• **EXTRACTED RECORDS**:
○ ○ ○ ○ ○ ○ ○

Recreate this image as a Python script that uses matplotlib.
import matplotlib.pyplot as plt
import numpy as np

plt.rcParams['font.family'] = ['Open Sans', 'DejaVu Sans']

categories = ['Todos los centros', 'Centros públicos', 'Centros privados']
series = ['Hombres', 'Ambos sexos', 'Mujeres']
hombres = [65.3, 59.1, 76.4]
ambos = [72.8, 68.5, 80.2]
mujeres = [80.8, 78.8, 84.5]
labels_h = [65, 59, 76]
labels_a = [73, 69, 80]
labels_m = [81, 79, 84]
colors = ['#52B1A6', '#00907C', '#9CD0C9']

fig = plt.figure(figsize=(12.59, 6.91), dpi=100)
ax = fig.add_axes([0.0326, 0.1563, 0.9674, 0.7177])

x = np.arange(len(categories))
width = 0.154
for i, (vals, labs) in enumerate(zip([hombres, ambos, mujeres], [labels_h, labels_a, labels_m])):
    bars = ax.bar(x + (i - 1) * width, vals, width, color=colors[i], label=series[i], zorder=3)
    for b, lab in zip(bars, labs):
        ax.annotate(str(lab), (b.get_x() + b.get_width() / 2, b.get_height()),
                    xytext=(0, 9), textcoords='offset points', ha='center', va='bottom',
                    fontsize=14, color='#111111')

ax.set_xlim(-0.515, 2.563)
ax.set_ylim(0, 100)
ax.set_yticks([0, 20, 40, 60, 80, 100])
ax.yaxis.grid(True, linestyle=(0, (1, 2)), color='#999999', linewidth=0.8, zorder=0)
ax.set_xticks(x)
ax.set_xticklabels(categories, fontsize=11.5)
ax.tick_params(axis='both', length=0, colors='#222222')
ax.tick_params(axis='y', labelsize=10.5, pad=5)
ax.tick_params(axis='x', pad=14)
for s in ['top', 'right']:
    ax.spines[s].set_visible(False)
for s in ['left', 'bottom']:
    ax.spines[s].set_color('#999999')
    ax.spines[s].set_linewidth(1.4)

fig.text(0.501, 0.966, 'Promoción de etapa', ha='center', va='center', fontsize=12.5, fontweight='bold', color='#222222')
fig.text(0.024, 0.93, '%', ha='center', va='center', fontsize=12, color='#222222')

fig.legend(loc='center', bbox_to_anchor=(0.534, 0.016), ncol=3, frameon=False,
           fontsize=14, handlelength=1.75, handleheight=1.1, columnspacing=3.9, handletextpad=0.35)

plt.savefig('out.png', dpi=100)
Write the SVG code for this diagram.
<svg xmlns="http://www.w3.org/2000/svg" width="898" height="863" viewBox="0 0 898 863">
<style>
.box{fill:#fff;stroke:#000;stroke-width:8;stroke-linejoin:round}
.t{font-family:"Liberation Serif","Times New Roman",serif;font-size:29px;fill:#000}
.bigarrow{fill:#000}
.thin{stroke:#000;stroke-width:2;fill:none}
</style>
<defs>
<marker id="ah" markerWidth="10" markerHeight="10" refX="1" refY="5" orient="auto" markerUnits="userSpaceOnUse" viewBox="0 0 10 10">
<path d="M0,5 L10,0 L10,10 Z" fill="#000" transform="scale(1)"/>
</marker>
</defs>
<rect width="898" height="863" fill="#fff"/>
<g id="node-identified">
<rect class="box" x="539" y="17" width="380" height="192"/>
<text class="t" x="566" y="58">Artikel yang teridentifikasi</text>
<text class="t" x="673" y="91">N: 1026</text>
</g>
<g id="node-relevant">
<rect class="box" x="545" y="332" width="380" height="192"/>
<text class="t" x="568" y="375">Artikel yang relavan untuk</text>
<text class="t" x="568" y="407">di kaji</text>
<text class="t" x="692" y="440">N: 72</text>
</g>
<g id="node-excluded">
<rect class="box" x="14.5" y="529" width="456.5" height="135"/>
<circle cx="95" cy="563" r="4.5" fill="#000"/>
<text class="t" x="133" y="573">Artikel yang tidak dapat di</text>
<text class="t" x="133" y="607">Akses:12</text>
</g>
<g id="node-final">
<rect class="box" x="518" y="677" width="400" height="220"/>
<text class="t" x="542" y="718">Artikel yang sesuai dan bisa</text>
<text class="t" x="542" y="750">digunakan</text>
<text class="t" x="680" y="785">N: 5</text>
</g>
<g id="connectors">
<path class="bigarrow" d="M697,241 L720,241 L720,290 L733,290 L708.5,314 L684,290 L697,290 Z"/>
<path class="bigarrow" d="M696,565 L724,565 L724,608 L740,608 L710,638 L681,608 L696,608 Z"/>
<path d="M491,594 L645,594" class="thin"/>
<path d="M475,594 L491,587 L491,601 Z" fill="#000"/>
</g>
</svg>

○ ○ ○ ○ ○ ○ ○

Print, please, the lines above from the very first through the one that holds "fontsize=14, color='#111111')", both included, word for word and with nothing else.

Recreate this image as a Python script that uses matplotlib.
import matplotlib.pyplot as plt
import numpy as np

plt.rcParams['font.family'] = ['Open Sans', 'DejaVu Sans']

categories = ['Todos los centros', 'Centros públicos', 'Centros privados']
series = ['Hombres', 'Ambos sexos', 'Mujeres']
hombres = [65.3, 59.1, 76.4]
ambos = [72.8, 68.5, 80.2]
mujeres = [80.8, 78.8, 84.5]
labels_h = [65, 59, 76]
labels_a = [73, 69, 80]
labels_m = [81, 79, 84]
colors = ['#52B1A6', '#00907C', '#9CD0C9']

fig = plt.figure(figsize=(12.59, 6.91), dpi=100)
ax = fig.add_axes([0.0326, 0.1563, 0.9674, 0.7177])

x = np.arange(len(categories))
width = 0.154
for i, (vals, labs) in enumerate(zip([hombres, ambos, mujeres], [labels_h, labels_a, labels_m])):
    bars = ax.bar(x + (i - 1) * width, vals, width, color=colors[i], label=series[i], zorder=3)
    for b, lab in zip(bars, labs):
        ax.annotate(str(lab), (b.get_x() + b.get_width() / 2, b.get_height()),
                    xytext=(0, 9), textcoords='offset points', ha='center', va='bottom',
                    fontsize=14, color='#111111')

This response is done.